Article Preview
TopIntroduction
Stream grids are grid computing environments that are fed with streaming data sources from instrumentation devices like cameras, RFID (radio-frequency identification) sensors, network monitoring or other applications. Queries by users or applications seek to tap into one or more such streams. The main costs for such queries include bandwidth costs and bookkeeping costs at each grid node. In such scenarios, there are conflicting optimization requirements. While end-users prefer reduced latency, individual grid nodes prefer reduced book-keeping costs and the grid as a whole seeks to minimize bandwidth consumption.
Queries in such grids may originate on any node and seek data from any stream or a set of streams. Such queries are typically long lived, but not necessarily infinitely long lived.
Traditionally, query optimization has been addressed for two classes of queries: transient or “one-shot” queries, and infinite or “standing” queries (Cormode & Garofalakis, 2007). One-shot queries are transient in nature and have very short life spans. In such environments, the speed of query processing takes precedence over computing the globally optimal execution plan. On the other hand, for standing queries whose lifetimes are practically infinitely long, it is desirable to invest time and resources to obtain optimal execution plans. Queries on stream grids however, are of a third interim type that we call long-running continuous (LRC) queries or “open-world” queries. These queries are “open” in the sense that, the system does not have control on when and where a query appears, seeking which stream, and when it is revoked. Since queries are typically long lived, ignoring query plan optimization would not be a good idea; at the same time optimizing query execution for the best possible plan is also undesirable, since queries may terminate or new queries may enter the system at any time.

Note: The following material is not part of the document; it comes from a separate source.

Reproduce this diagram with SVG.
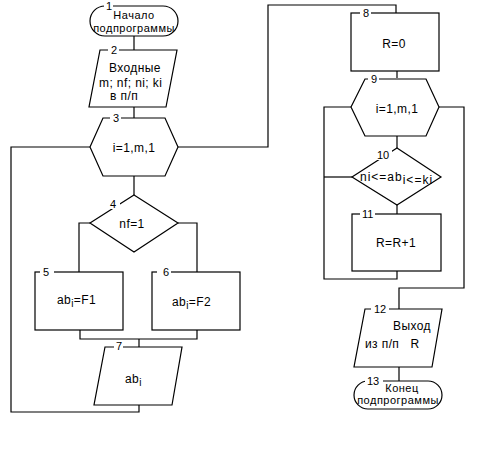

An example of the kind of challenges faced in LRC queries is illustrated in Figure 1 (a). Grid node SN1 is a stream data source and the three other nodes CN1, CN2 and CN3 are nodes responsible for answering user queries. There is also a distance function d(x; y) defined between pairs of nodes that calculates the latency in shipping a data stream between pairs of nodes. Each query has to be answered with as little latency as possible. Assume that the nodes are arranged such that d(CN1;CN2) > d(CN2;CN3). Now if a query for S1 arrives at CN1 at time t1, it is optimal for CN1 to request for the stream at the source node SN1 (Figure 1 (a)). Suppose a second query and third query for SN1 arrive at time t2 and time t3 on compute nodes CN3 and CN2 respectively. When a query appears on a node, it is apparent that latency can be minimized by fetching the required data from the nearest available source. Given this, the routing of the data streams would be as shown in Figure 1 (b). It is immediately apparent that the routing of the data streams as shown in Figure 1 (b) is not optimal from the global (grid-wide) perspective. The optimal strategy would be as shown in Figure 1 (c). Now, if the query at node CN3 is revoked as shown in Figure 1 (d), the routing of the data streams would remain the same, as node CN3 is still active given the need to serve node CN2. This again is sub-optimal. It is clear that arrival and revocation of queries create a need for re-optimization. However determining the globally optimal query plan on every new query arrival or revocation, and enforcing it over the entire grid is infeasible.
Figure 1. Impact of query arrivals and revocations in LRC query optimization
In this paper, we explore the notion of emergent optimization where grid nodes act as self-interested autonomous agents and optimize on local properties. Local optimization is facilitated by a set of strategies using which nodes connect to other nodes. However, the choice made by each node affects not only its own optimality, but also the global optimality of the grid. In order to reconcile mismatches between local and global optimality, the choice of strategy is changed in an evolutionary fashion. The evolutionary dynamics are derived from Axelrod’s now classic model of evolutionary games (Axelrod, 1984) and are shown to be effective in managing open-world dynamics, i.e., unexpected changes in query patterns.